Electronics > Beginners
Electric motor questions. (Didn't find search answers)
rebelrider.mike:
Hi folks. I have a car starter motor I'd like to try using to drive an eBike. But I have questions that maybe you all could help me with.
At the moment, I plan to use a 12V battery that can deliver up to 134A continuously. That would give me something like 1,600W, but would require some beefy cables to carry the current. I wonder if I could use 24V and cut the current in half? Still leaves me with the same Watts. But do motors work like that?
Also, I know that starter motors are meant for high Amps but breef usage. I'll be using it for (relatively) low Amps but longer usage. Several minutes at a time; enough to get me up the hill. I wonder if I'm going to have heat issues? Would higher Voltage and lower Amps generate the same heat?
Benta:
A starter motor is a bad choice for this application.
As you mentioned yourself, it is not designed for continuous duty, even at low currents. At least the brushes or bearings will wear out quickly.
But there are other issues:
regulating a starter motor is a nightmare, it's simply not designed for it. At the very least, you need tacho feedback to control it.
Also, it is designed to give a short, very high torque burst, and will probably kick you off the bike.
MarkR42:
Don't ebikes mostly use brushless multi-phase (3 phase? more?) motors? I think they are lighter and more controllable but require a more complicated controller.
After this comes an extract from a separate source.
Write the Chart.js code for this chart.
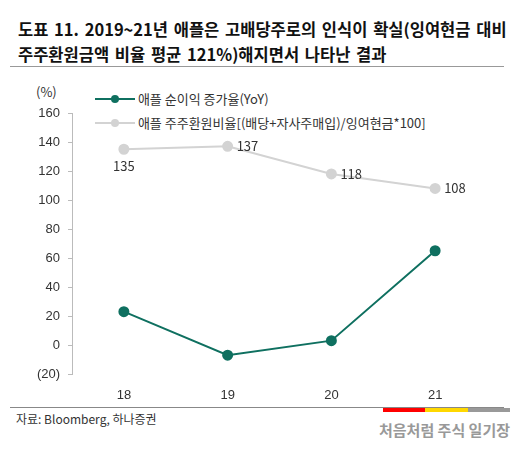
<!DOCTYPE html>
<html><head><meta charset="utf-8">
<script src="https://cdn.jsdelivr.net/npm/chart.js@4"></script>
<style>
body{margin:0;background:#fff;font-family:"Noto Sans CJK KR","Noto Sans",sans-serif;}
#wrap{position:relative;width:525px;height:456px;overflow:hidden;}
.t{position:absolute;white-space:nowrap;}
.ln{display:inline-block;width:40px;position:relative;top:-4px;height:2px;}
.ln i{position:absolute;left:16px;top:-3px;width:8px;height:8px;border-radius:50%;}
</style></head><body>
<div id="wrap">
<div class="t" style="left:18px;top:17px;font-size:16.5px;font-weight:bold;color:#111;line-height:25px;word-spacing:2px">도표 11. 2019~21년 애플은 고배당주로의 인식이 확실(잉여현금 대비<br>주주환원금액 비율 평균 121%)해지면서 나타난 결과</div>
<div style="position:absolute;left:10px;top:66px;width:494px;height:1px;background:#999"></div>
<div class="t" style="left:36px;top:82px;font-size:13px;color:#333">(%)</div>
<div class="t" style="left:95px;top:89px;font-size:13px;color:#333"><span class="ln" style="background:#0f7060"><i style="background:#0f7060"></i></span> 애플 순이익 증가율(YoY)</div>
<div class="t" style="left:95px;top:113px;font-size:13px;color:#333"><span class="ln" style="background:#d3d3d3"><i style="background:#d3d3d3"></i></span> 애플 주주환원비율[(배당+자사주매입)/잉여현금*100]</div>
<div style="position:absolute;left:10px;top:407px;width:494px;height:1px;background:#888"></div>
<div class="t" style="left:16px;top:410px;font-size:12px;color:#333">자료: Bloomberg, 하나증권</div>
<div style="position:absolute;left:383px;top:408px;width:42px;height:4px;background:#f00"></div>
<div style="position:absolute;left:425px;top:408px;width:43px;height:4px;background:#ffd800"></div>
<div style="position:absolute;left:468px;top:408px;width:42px;height:4px;background:#999"></div>
<div class="t" style="right:15px;top:419px;font-size:15px;font-weight:bold;color:#999">처음처럼 주식 일기장</div>
<canvas id="c" width="525" height="456" style="position:absolute;left:0;top:0"></canvas>
</div>
<script>
const categories = ['18', '19', '20', '21'];
const netIncomeGrowth = [23, -7, 3, 65];
const payoutRatio = [135, 137, 118, 108];
const yTicks = [-20, 0, 20, 40, 60, 80, 100, 120, 140, 160];

const labelPlugin = {
    id: 'labels',
    afterDatasetsDraw(chart) {
        const ctx = chart.ctx;
        const meta = chart.getDatasetMeta(1);
        ctx.save();
        ctx.font = '13px "Noto Sans CJK KR", sans-serif';
        ctx.fillStyle = '#333';
        ctx.textBaseline = 'middle';
        meta.data.forEach((pt, i) => {
            if (i === 0) {
                ctx.textAlign = 'center';
                ctx.fillText(payoutRatio[i], pt.x, pt.y + 17);
            } else {
                ctx.textAlign = 'left';
                ctx.fillText(payoutRatio[i], pt.x + 9, pt.y);
            }
        });
        ctx.restore();
    }
};

new Chart(document.getElementById('c'), {
    type: 'line',
    data: {
        labels: categories,
        datasets: [
            { data: netIncomeGrowth, borderColor: '#0f7060', backgroundColor: '#0f7060', borderWidth: 2, pointRadius: 4.5, tension: 0 },
            { data: payoutRatio, borderColor: '#d3d3d3', backgroundColor: '#d3d3d3', borderWidth: 2, pointRadius: 4.5, tension: 0 },
        ],
    },
    options: {
        responsive: false,
        animation: false,
        layout: { padding: { left: 0, right: 38, top: 113, bottom: 0 } },
        plugins: { legend: { display: false }, tooltip: { enabled: false } },
        scales: {
            y: {
                min: -20, max: 160,
                afterFit(s) { s.width = 72; },
                afterBuildTicks(s) { s.ticks = yTicks.map(v => ({ value: v })); },
                ticks: { color: '#333', font: { size: 13 }, padding: 8, callback: v => v < 0 ? '(' + (-v) + ')' : v },
                grid: { drawOnChartArea: false, tickLength: 4, color: '#bbb' },
                border: { color: '#bbb' },
            },
            x: {
                offset: true,
                afterFit(s) { s.height = 82; },
                ticks: { color: '#333', font: { size: 13 }, padding: 6 },
                grid: { display: false },
                border: { display: false },
            },
        },
    },
    plugins: [labelPlugin],
});
</script>
</body></html>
Car starter motors are presumably brushed DC motors which are intended for short duty cycles. Unless modern cars use these multi-phase things too for their starters, as hybrids, plug-in hybrids etc do.
jolshefsky:
If the batteries and starter are what you have on hand, it can work. That was the old (e.g. pre-1990s) way to make a quick-and-dirty electric bike with readily available parts. Smaller than monstrous cables will work but they will act as resistors. This can be a good thing (peak current limiting) and a bad thing (the wires-as-resistors will heat up, and if they're too small, can melt or burn insulation.)
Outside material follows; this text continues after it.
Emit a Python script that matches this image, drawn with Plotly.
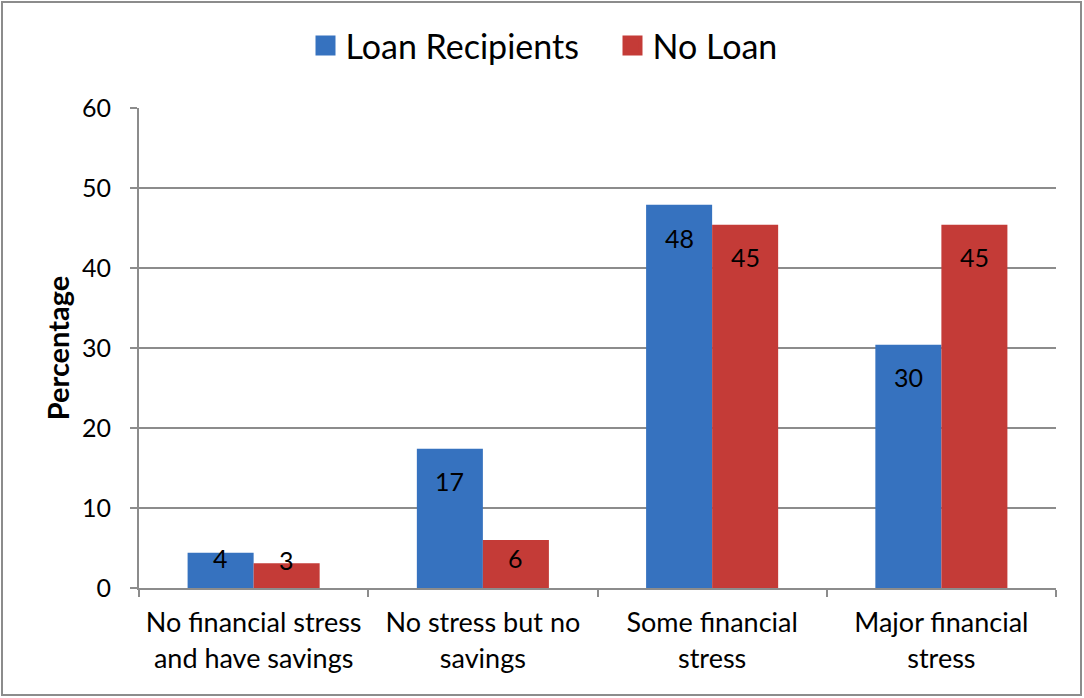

If you're buying new parts, do yourself a favor and get a brushless motor and a controller for it instead. I find the cheaper controllers are pretty "how ya' doin'" (in the parlance of our times) but ones that are made well are substantially more expensive—definitely a case of "you get what you pay for." Designing your mounts with the ability to replace the controller, battery, or motor with better options in the future is the way to go.
eKretz:
I've seen projects where guys used modified alternators to make electric bikes and gokarts. Seemed to work pretty well.